2. Sample Plots to help users relate to the actual solve
3. Case studies on how these evolved and our learnings through the journey.-
Zainab Bawa (@zainabbawa) Reviewer 6 months ago
Thank you. Evaluating this. Will advise on next steps here.
-
-
-
Krishnapriya Satagopan (@krishnapriyasatagopan) 6 months ago
Here are a few thoughts about this presentation:
1. The points - Validation, Capturing, Visualization - can have more details, examples and war stories can also be added.
2. The Visualization slides have very limited content. What metrics are we covering here? Details on Alerts. There are alerting and monitoring tools provided out of the box. How can you leverage it to avoid going through millions of log lines.
3. The motive here is to provide people with more use cases and problems to look out for and how to solve them. The presentation talks more on the cycle of building a scalable pipeline which people may be aware of.
4. Can there be some comparison study? Some more screenshots from your work to be able to relate to the slides?-
Zainab Bawa (@zainabbawa) Reviewer 6 months ago
Thanks Krishnapriya. Akash, you need to incorporate or respond to these comments.
-
Akash Khandelwal (@akash099) Proposer 5 months ago
Hi Krishnapriya,
Thanks for reviewing and providing detailed set of comments.
1. I will narrate couple of war stories/anecdotes from experience. Added placeholders for those in slides.
2. Added more examples for visualization. Many times, its specific to local context, so will give an example of that. Regarding alerts, I’m not focusing on alerting tools, rather what things to alert on.
3. Yes, the case studies which I’m embedding should address this.

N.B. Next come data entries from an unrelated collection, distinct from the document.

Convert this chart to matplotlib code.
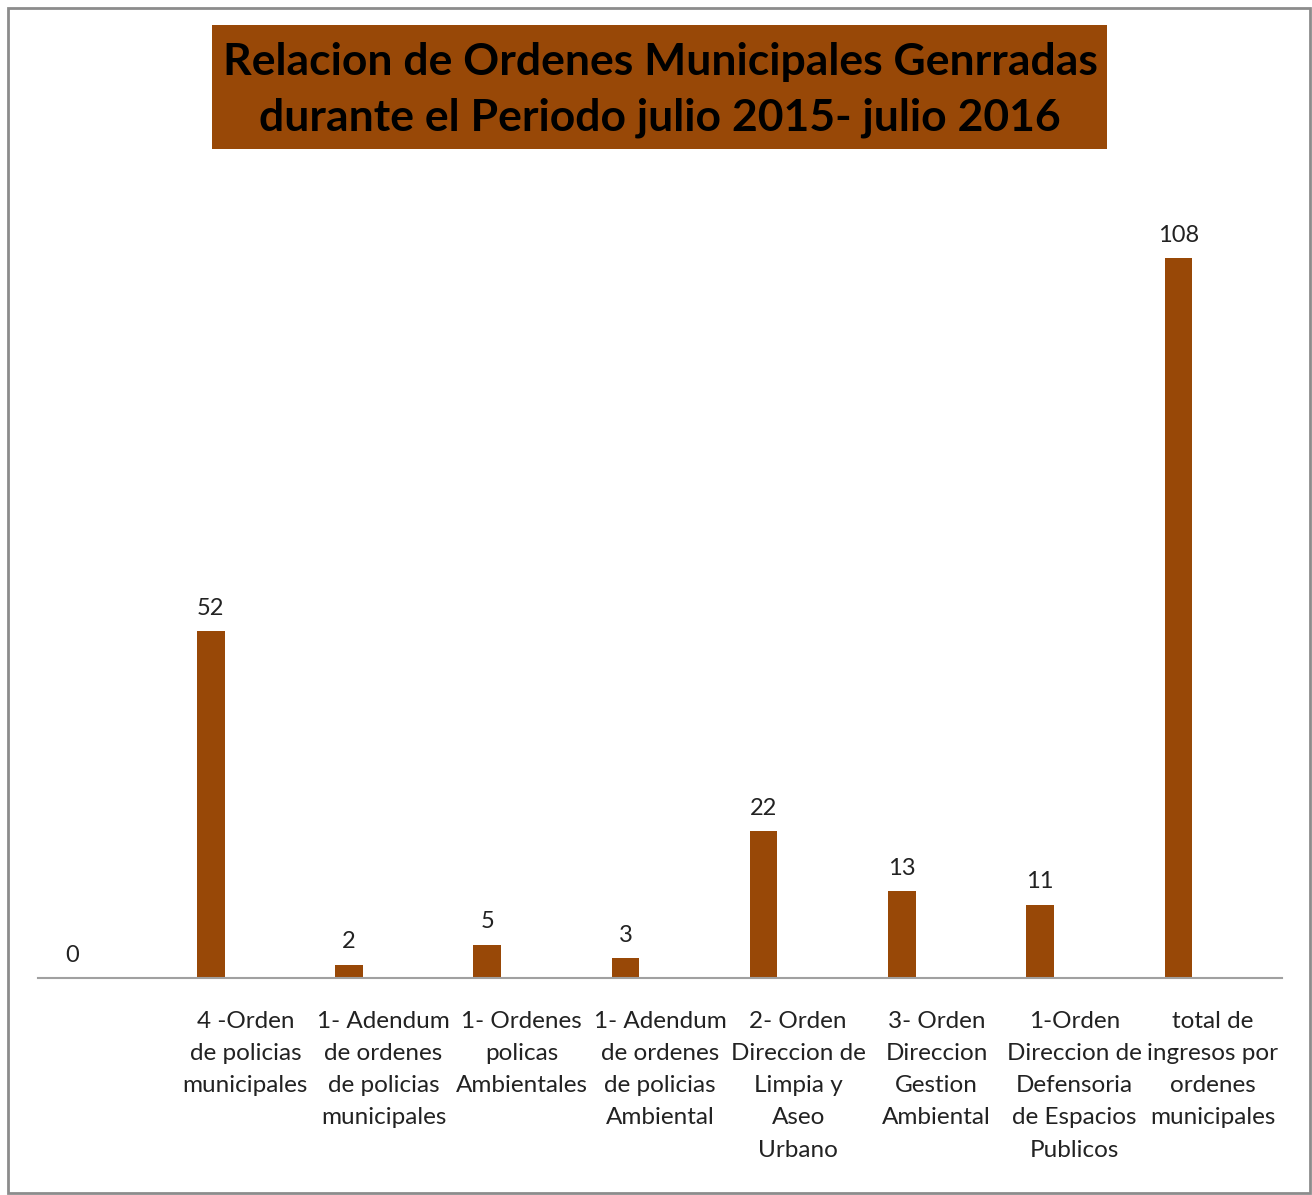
import matplotlib.pyplot as plt
from matplotlib.patches import Rectangle

# ==== datos ====
categorias = [
    "",
    "4 -Orden\nde policias\nmunicipales",
    "1- Adendum\nde ordenes\nde policias\nmunicipales",
    "1- Ordenes\npolicas\nAmbientales",
    "1- Adendum\nde ordenes\nde policias\nAmbiental",
    "2- Orden\nDireccion de\nLimpia y\nAseo\nUrbano",
    "3- Orden\nDireccion\nGestion\nAmbiental",
    "1-Orden\nDireccion de\nDefensoria\nde Espacios\nPublicos",
    "total de\ningresos por\nordenes\nmunicipales",
]
valores = [0, 52, 2, 5, 3, 22, 13, 11, 108]
titulo = "Relacion de Ordenes Municipales Genrradas\ndurante el Periodo julio 2015- julio 2016"

color_barra = '#984807'
W, H = 1312, 1195

plt.rcParams['font.family'] = ['Lato', 'DejaVu Sans']

fig = plt.figure(figsize=(W / 100, H / 100), dpi=100)

# marco gris
fig.patches.append(Rectangle((8 / W, 2 / H), 1302 / W, 1185 / H, transform=fig.transFigure,
                             fill=False, edgecolor='#8c8c8c', linewidth=2))

ax = fig.add_axes([38 / W, (H - 978) / H, 1244 / W, 800 / H])
x = list(range(len(valores)))
# serie unica desplazada a la izquierda (como en Excel con una segunda serie vacia)
xb = [xi - 0.25 for xi in x]
ax.bar(xb, valores, width=0.2, color=color_barra)
ax.set_xlim(-0.5, len(valores) - 0.5)
ax.set_ylim(0, 120)

for xi, v in zip(xb, valores):
    ax.annotate(str(v), (xi, v), xytext=(0, 9), textcoords='offset points',
                ha='center', va='bottom', fontsize=17, color='#222222')

ax.set_xticks(x)
ax.set_xticklabels(categorias, fontsize=17.5, color='#222222', linespacing=1.65)
ax.tick_params(axis='x', length=0, pad=24)
ax.set_yticks([])
for s in ['top', 'right', 'left']:
    ax.spines[s].set_visible(False)
ax.spines['bottom'].set_color('#a0a0a0')
ax.spines['bottom'].set_linewidth(1.5)

# titulo con caja
fig.patches.append(Rectangle((212 / W, (H - 149) / H), 895 / W, 124 / H, transform=fig.transFigure,
                             facecolor=color_barra, edgecolor='none'))
fig.text(660 / W, (H - 90) / H, titulo, ha='center', va='center', fontsize=32,
         fontweight='bold', color='black', linespacing=1.47)

fig.savefig('out.png', dpi=100)
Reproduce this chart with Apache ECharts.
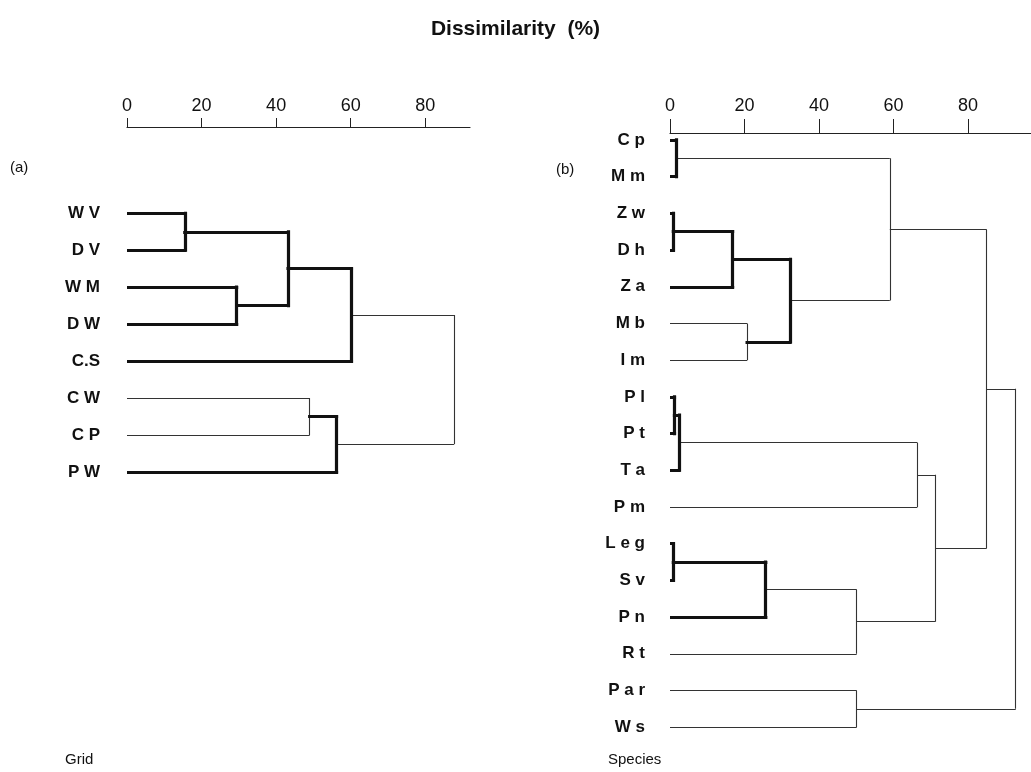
<!DOCTYPE html>
<html>
<head>
<meta charset="utf-8">
<script src="https://cdn.jsdelivr.net/npm/echarts@6/dist/echarts.min.js"></script>
<style>
  html, body { margin: 0; padding: 0; background: #ffffff; }
  #chart { width: 1031px; height: 772px; }
</style>
</head>
<body>
<div id="chart"></div>
<script>
// ---- data ----
const axisTicks = [0, 20, 40, 60, 80];

const gridLeaves = ['W V', 'D V', 'W M', 'D W', 'C.S', 'C W', 'C P', 'P W'];
// [childA, childB, dissimilarity]; leaves are 0..n-1, merges numbered n, n+1, ...
const gridMerges = [
  [0, 1, 15.5],
  [2, 3, 29.4],
  [8, 9, 43.2],
  [10, 4, 60.2],
  [5, 6, 49.0],
  [12, 7, 56.2],
  [11, 13, 87.7]
];

const speciesLeaves = ['C p', 'M m', 'Z w', 'D h', 'Z a', 'M b', 'I m', 'P l', 'P t', 'T a',
  'P m', 'L e g', 'S v', 'P n', 'R t', 'P a r', 'W s'];
const speciesMerges = [
  [0, 1, 1.6],
  [2, 3, 0.9],
  [18, 4, 16.8],
  [5, 6, 20.7],
  [19, 20, 32.2],
  [17, 21, 59.0],
  [7, 8, 1.2],
  [23, 9, 2.4],
  [24, 10, 66.4],
  [11, 12, 0.9],
  [26, 13, 25.7],
  [27, 14, 50.1],
  [25, 28, 71.2],
  [22, 29, 85.0],
  [15, 16, 50.1],
  [30, 31, 92.8]
];

// ---- styles (which merges are drawn heavy) ----
const gridBold = [true, true, true, true, false, true, false];
const speciesBold = [true, true, true, false, true, false, true, true, false, true, true, false, false, false, false, false];

const thick = { width: 3.2, color: '#111', cap: 'square', opacity: 1 };
const thin = { width: 1.1, color: '#333', cap: 'butt', opacity: 1 };

function buildSegments(leaves, merges, bold) {
  const n = leaves.length;
  const h = leaves.map(() => 0);
  const y = leaves.map((_, i) => i);
  const thinSegs = [], thickSegs = [];
  merges.forEach(([a, b, ht], k) => {
    const id = n + k;
    h[id] = ht;
    y[id] = (y[a] + y[b]) / 2;
    const target = bold[k] ? thickSegs : thinSegs;
    const st = bold[k] ? thick : thin;
    target.push({ coords: [[h[a], y[a]], [ht, y[a]]], lineStyle: st });
    target.push({ coords: [[h[b], y[b]], [ht, y[b]]], lineStyle: st });
    target.push({ coords: [[ht, y[a]], [ht, y[b]]], lineStyle: st });
  });
  return thinSegs.concat(thickSegs);
}

const font = 'Liberation Sans, Arial, Helvetica, sans-serif';

function xAxisFor(gridIndex, max, margin, tickLen) {
  return {
    type: 'value', gridIndex: gridIndex, position: 'top',
    min: 0, max: max, interval: 20,
    axisLine: { show: true, onZero: false, lineStyle: { color: '#222', width: 1.2 } },
    axisTick: { show: true, customValues: axisTicks, length: tickLen, lineStyle: { color: '#222', width: 1 } },
    axisLabel: { customValues: axisTicks, margin: margin, color: '#111', fontSize: 18, fontFamily: font },
    splitLine: { show: false }
  };
}

function yAxisFor(gridIndex, leaves, min, max, margin) {
  return {
    type: 'value', gridIndex: gridIndex, inverse: true, min: min, max: max,
    axisLine: { show: false, onZero: false }, axisTick: { show: false }, splitLine: { show: false },
    axisLabel: {
      customValues: leaves.map((_, i) => i),
      formatter: v => leaves[Math.round(v)] || '',
      margin: margin, color: '#111', fontSize: 17, fontWeight: 'bold', fontFamily: font
    }
  };
}

const chart = echarts.init(document.getElementById('chart'), null, { renderer: 'canvas' });
chart.setOption({
  backgroundColor: '#ffffff',
  animation: false,
  grid: [
    { left: 127, top: 127, width: 343, height: 363.5 },
    { left: 670, top: 133, width: 361, height: 612.5 }
  ],
  xAxis: [
    xAxisFor(0, 92, 12, 9),
    xAxisFor(1, 96.9, 18, 14)
  ],
  yAxis: [
    yAxisFor(0, gridLeaves, -2.335, 7.5, 27),
    yAxisFor(1, speciesLeaves, -0.19, 16.5, 25)
  ],
  series: [
    {
      type: 'lines', coordinateSystem: 'cartesian2d', xAxisIndex: 0, yAxisIndex: 0,
      silent: true, symbol: 'none', data: buildSegments(gridLeaves, gridMerges, gridBold)
    },
    {
      type: 'lines', coordinateSystem: 'cartesian2d', xAxisIndex: 1, yAxisIndex: 1,
      silent: true, symbol: 'none', data: buildSegments(speciesLeaves, speciesMerges, speciesBold)
    }
  ],
  graphic: [
    { type: 'text', left: 'center', top: 19, style: { text: 'Dissimilarity  (%)', font: 'bold 21px ' + font, fill: '#111' } },
    { type: 'text', left: 10, top: 160, style: { text: '(a)', font: '15px ' + font, fill: '#111' } },
    { type: 'text', left: 556, top: 162, style: { text: '(b)', font: '15px ' + font, fill: '#111' } },
    { type: 'text', left: 65, top: 752, style: { text: 'Grid', font: '15px ' + font, fill: '#111' } },
    { type: 'text', left: 608, top: 752, style: { text: 'Species', font: '15px ' + font, fill: '#111' } }
  ]
});
</script>
</body>
</html>
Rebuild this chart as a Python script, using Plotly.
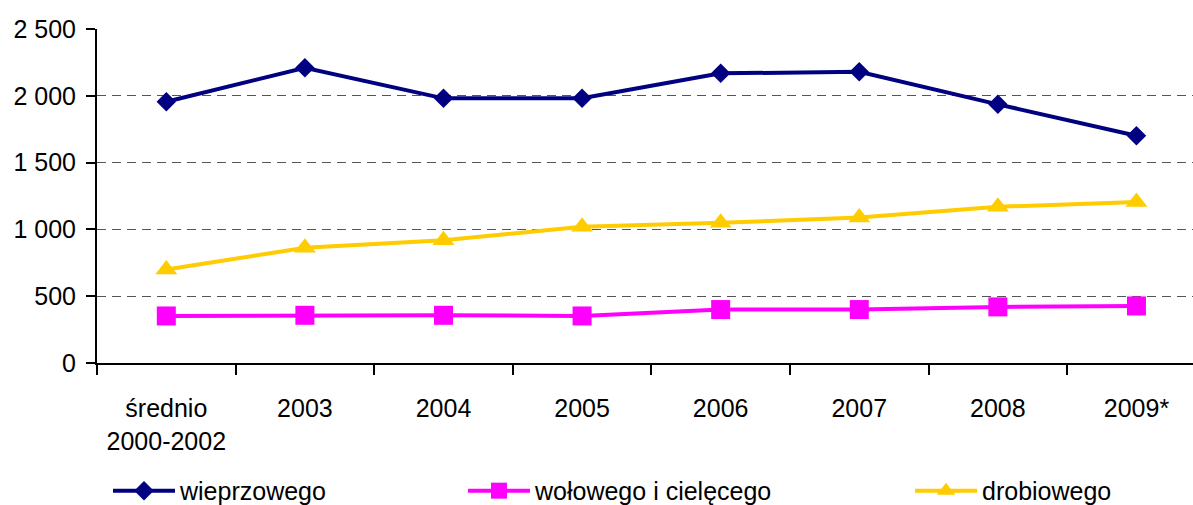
import plotly.graph_objects as go

categories = ["średnio<br>2000-2002", "2003", "2004", "2005", "2006", "2007", "2008", "2009*"]
wieprzowego = [1955, 2210, 1981, 1981, 2168, 2180, 1936, 1701]
wolowego = [352, 357, 357, 352, 400, 400, 420, 427]
drobiowego = [700, 862, 919, 1019, 1049, 1089, 1169, 1206]
y_ticks = [0, 500, 1000, 1500, 2000, 2500]
y_ticktext = ["0", "500", "1 000", "1 500", "2 000", "2 500"]

FONT = "Liberation Sans, Arial, sans-serif"
FS = 25

fig = go.Figure()
fig.add_trace(go.Scatter(
    x=categories, y=wieprzowego, name="wieprzowego", mode="lines+markers",
    line=dict(color="#000080", width=4),
    marker=dict(symbol="diamond", size=15, color="#000080"),
    legend="legend"))
fig.add_trace(go.Scatter(
    x=categories, y=wolowego, name="wołowego i cielęcego", mode="lines+markers",
    line=dict(color="#FF00FF", width=4),
    marker=dict(symbol="square", size=19, color="#FF00FF"),
    legend="legend2"))
fig.add_trace(go.Scatter(
    x=categories, y=drobiowego, name="drobiowego", mode="lines+markers",
    line=dict(color="#FFCC00", width=4),
    marker=dict(symbol="triangle-up", size=19, color="#FFCC00"),
    legend="legend3"))

leg_common = dict(orientation="h", yanchor="middle", xanchor="left", y=-0.383,
                  font=dict(family=FONT, size=FS, color="#000"),
                  bgcolor="rgba(0,0,0,0)", itemwidth=62)

fig.update_layout(
    width=1193, height=505,
    showlegend=True,
    margin=dict(l=97, r=0, t=29, b=142, autoexpand=False),
    paper_bgcolor="white", plot_bgcolor="white",
    font=dict(family=FONT, size=FS, color="#000"),
    xaxis=dict(
        type="category", range=[-0.5, 7.408], automargin=False,
        showline=True, linecolor="#000", linewidth=2,
        ticks="outside", ticklen=10, tickwidth=2, tickcolor="#000",
        tickson="boundaries", showgrid=False, ticklabelstandoff=22,
        tickfont=dict(family=FONT, size=FS, color="#000"),
    ),
    yaxis=dict(
        range=[0, 2500], tickvals=y_ticks, ticktext=y_ticktext, automargin=False,
        showline=True, linecolor="#000", linewidth=2,
        ticks="outside", ticklen=9, tickwidth=2, tickcolor="#000",
        showgrid=True, gridcolor="#555", gridwidth=1.2, griddash="9px,6px",
        zeroline=False, ticklabelstandoff=5,
        tickfont=dict(family=FONT, size=FS, color="#000"),
    ),
    legend=dict(x=(108 - 97) / 1096, **leg_common),
    legend2=dict(x=(463 - 97) / 1096, **leg_common),
    legend3=dict(x=(910 - 97) / 1096, **leg_common),
)

fig.write_html(
    "out.html",
    config={"displayModeBar": False},
    post_script="document.body.style.margin='0';document.body.style.overflow='hidden';",
)
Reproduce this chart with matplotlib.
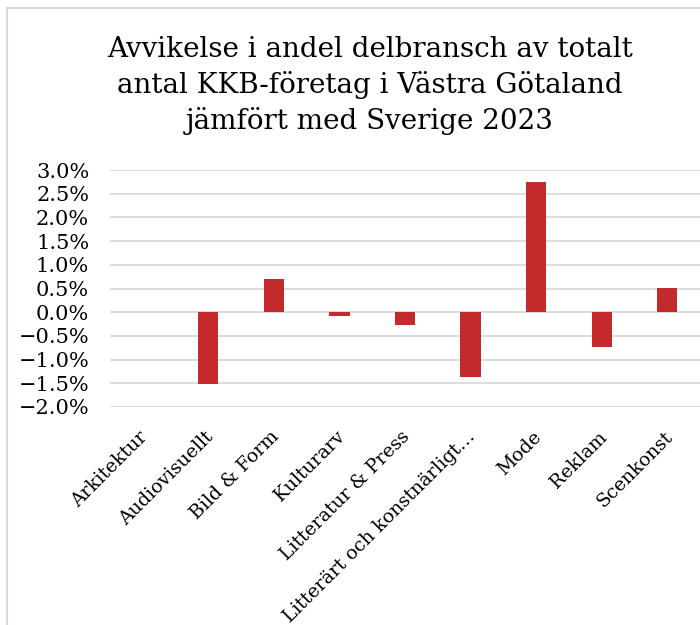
import matplotlib.pyplot as plt
import matplotlib.transforms as mtransforms
from matplotlib.lines import Line2D
from matplotlib.ticker import PercentFormatter, MultipleLocator

# avvikelse i andel (procentenheter)
delbranscher = [
    "Arkitektur", "Audiovisuellt", "Bild & Form", "Kulturarv",
    "Litteratur & Press", "Litterärt och konstnärligt…", "Mode",
    "Reklam", "Scenkonst",
]
avvikelse = [0.0, -1.52, 0.70, -0.08, -0.28, -1.36, 2.74, -0.74, 0.51]

titel = ("Avvikelse i andel delbransch av totalt\n"
         "antal KKB-företag i Västra Götaland\n"
         "jämfört med Sverige 2023")

W, H = 700, 625
fig = plt.figure(figsize=(W / 100, H / 100), dpi=100)
plt.rcParams["font.family"] = ["DejaVu Serif"]

ax = fig.add_axes([110 / W, 1 - 407 / H, (700 - 110) / W, (407 - 170) / H])
x = list(range(len(delbranscher)))
ax.bar(x, [v / 100 for v in avvikelse], width=0.31, color="#C4292C",
       zorder=3)

ax.set_xlim(-0.5, len(delbranscher) - 0.5)
ax.set_ylim(-0.02, 0.03)
ax.yaxis.set_major_locator(MultipleLocator(0.005))
ax.yaxis.set_major_formatter(PercentFormatter(1.0, decimals=1))
ax.grid(axis="y", color="#D9D9D9", linewidth=1.3, zorder=0)
for s in ax.spines.values():
    s.set_visible(False)
ax.tick_params(axis="both", length=0, labelsize=15, colors="black")
ax.tick_params(axis="y", pad=15)
ax.tick_params(axis="x", pad=15)

ax.set_xticks(x)
ax.set_xticklabels(delbranscher, rotation=45, ha="right",
                   rotation_mode="anchor", fontsize=13.6)
offset = mtransforms.ScaledTranslation(-4 / 100, 0, fig.dpi_scale_trans)
for lbl in ax.get_xticklabels():
    lbl.set_transform(lbl.get_transform() + offset)

fig.text(370 / W, 1 - 36 / H, titel, ha="center", va="top", fontsize=20,
         linespacing=1.36)

# ram runt diagrammet
fig.add_artist(Line2D([6.5 / W, 6.5 / W], [0, 1 - 7.5 / H],
                      transform=fig.transFigure, color="#D9D9D9", lw=1.5))
fig.add_artist(Line2D([6.5 / W, 1], [1 - 7.5 / H, 1 - 7.5 / H],
                      transform=fig.transFigure, color="#D9D9D9", lw=1.5))

fig.savefig("out.png", dpi=100)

4. Are you refering to tool comparison. For the purpose of this talk, I’m not emphasizing on how but rather what. What things should be taken care for robustness. For how, as you said, there could comparison studies of visualization and alerting tools, which is not the focus of this talk.
-
-
-
Zainab Bawa (@zainabbawa) Reviewer 6 months ago
Akash, here is another way to structure your talk: take a use case where things went wrong because some data engeering task went wrong in the pipeline. A use case where models or systems were using stale data and no one noticed. Build the case on top of that and talk about how you solved them.
-
Akash Khandelwal (@akash099) Proposer 5 months ago
Good point Zainab. Added placeholders for a couple of such cases. Will cover them during the rehearsel.
-
-
Abhishek Balaji (@booleanbalaji) Reviewer 6 months ago
Hi Akash,
We’re scheduling a reherasal for your talk. You will receive an email with the schedule and the next steps. Do make sure to incorporate all the feedback above.
-
Akash Khandelwal (@akash099) Proposer 5 months ago
Hi Abhishek, I’ve added few context setting slides as per feedback from rehearsel session.
-
Thanks for the submission, Akash. Upload your draft slides and preview video by 1 May.